EXERCISE AIM:
Everything from the first line of the data through the line with "width=226.5pt,minimum height=75pt] (en)" is to be echoed exactly, minus the pictures.

------------------------------------------------------------------------

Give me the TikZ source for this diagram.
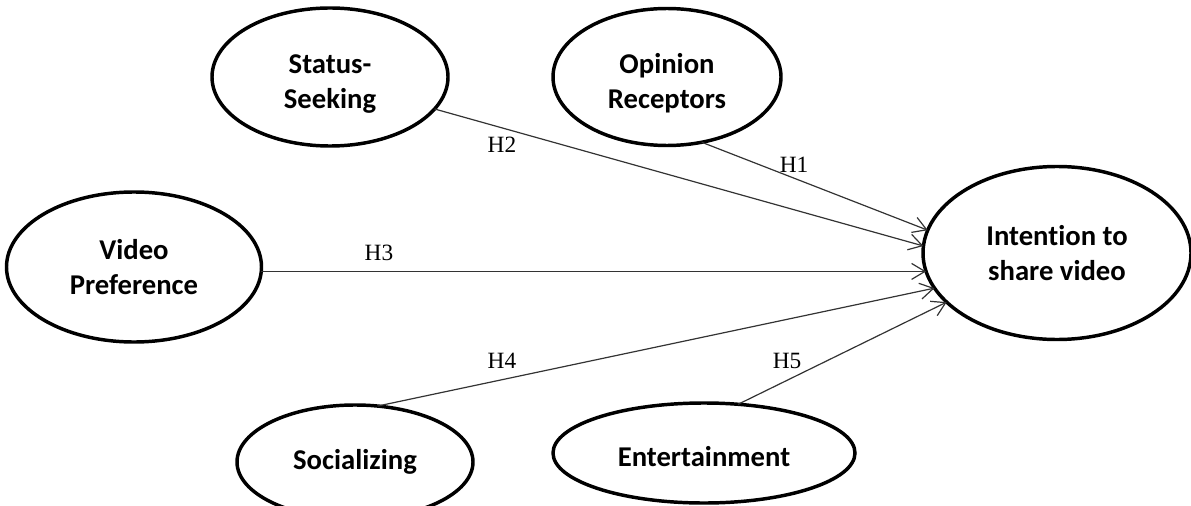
\documentclass[tikz,border=0pt]{standalone}
\usepackage{fontspec}
\setmainfont{Liberation Serif}
\newfontfamily\labelfont[Ligatures=NoCommon]{Carlito}
\usetikzlibrary{shapes.geometric,arrows.meta}
\newcommand{\lowstrut}[1]{\rule{0pt}{#1}}
\tikzset{
  construct/.style={ellipse,draw=black,line width=2.6pt,inner sep=0pt,outer sep=0pt,
    align=center,font=\labelfont\bfseries\fontsize{21.5pt}{26.25pt}\selectfont},
  path/.style={draw=black!80,line width=0.9pt,-{Straight Barb[length=10pt,width=12pt]}},
  hyp/.style={font=\fontsize{17.5pt}{20pt}\selectfont,inner sep=0pt}
}
\begin{document}
\begin{tikzpicture}[x=0.75pt,y=-0.75pt]
\useasboundingbox (0,0) rectangle (1191,506);
\clip (0,0) rectangle (1191,506);
\node[construct,minimum width=177pt,minimum height=103.5pt] (ss) at (330,77) {\lowstrut{24.5pt}Status-\\Seeking};
\node[construct,minimum width=171pt,minimum height=102.75pt] (or) at (667,77) {\lowstrut{24.5pt}Opinion\\Receptors};
\node[construct,minimum width=191.25pt,minimum height=112.5pt] (vp) at (134,267) {Video\\Preference};
\node[construct,minimum width=201pt,minimum height=129.75pt] (int) at (1057,253) {Intention to\\share video};
\node[construct,minimum width=177pt,minimum height=85.5pt] (so) at (355,462) {Socializing};
\node[construct,minimum width=226.5pt,minimum height=75pt] (en) at (704,453) {\lowstrut{20pt}Entertainment};

\draw[path] (or.-62.1) -- (int.170.7);
\draw[path] (ss.-17.1) -- (int.177);
\draw[path] (vp.-2.7) -- (vp.-2.7 -| int.188.4);
\draw[path] (so.68.9) -- (int.196.6);
\draw[path] (en.55.8) -- (int.204.1);

\node[hyp] (h1) at (794,165) {H1};
\node[hyp] (h2) at (502,145) {H2};
\node[hyp] (h3) at (379,253) {H3};
\node[hyp] (h4) at (502,361) {H4};
\node[hyp] (h5) at (787,361) {H5};
\end{tikzpicture}
\end{document}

------------------------------------------------------------------------

WRITTEN REPLY:
Give me the TikZ source for this diagram.
\documentclass[tikz,border=0pt]{standalone}
\usepackage{fontspec}
\setmainfont{Liberation Serif}
\newfontfamily\labelfont[Ligatures=NoCommon]{Carlito}
\usetikzlibrary{shapes.geometric,arrows.meta}
\newcommand{\lowstrut}[1]{\rule{0pt}{#1}}
\tikzset{
  construct/.style={ellipse,draw=black,line width=2.6pt,inner sep=0pt,outer sep=0pt,
    align=center,font=\labelfont\bfseries\fontsize{21.5pt}{26.25pt}\selectfont},
  path/.style={draw=black!80,line width=0.9pt,-{Straight Barb[length=10pt,width=12pt]}},
  hyp/.style={font=\fontsize{17.5pt}{20pt}\selectfont,inner sep=0pt}
}
\begin{document}
\begin{tikzpicture}[x=0.75pt,y=-0.75pt]
\useasboundingbox (0,0) rectangle (1191,506);
\clip (0,0) rectangle (1191,506);
\node[construct,minimum width=177pt,minimum height=103.5pt] (ss) at (330,77) {\lowstrut{24.5pt}Status-\\Seeking};
\node[construct,minimum width=171pt,minimum height=102.75pt] (or) at (667,77) {\lowstrut{24.5pt}Opinion\\Receptors};
\node[construct,minimum width=191.25pt,minimum height=112.5pt] (vp) at (134,267) {Video\\Preference};
\node[construct,minimum width=201pt,minimum height=129.75pt] (int) at (1057,253) {Intention to\\share video};
\node[construct,minimum width=177pt,minimum height=85.5pt] (so) at (355,462) {Socializing};
\node[construct,minimum width=226.5pt,minimum height=75pt] (en) at (704,453) {\lowstrut{20pt}Entertainment};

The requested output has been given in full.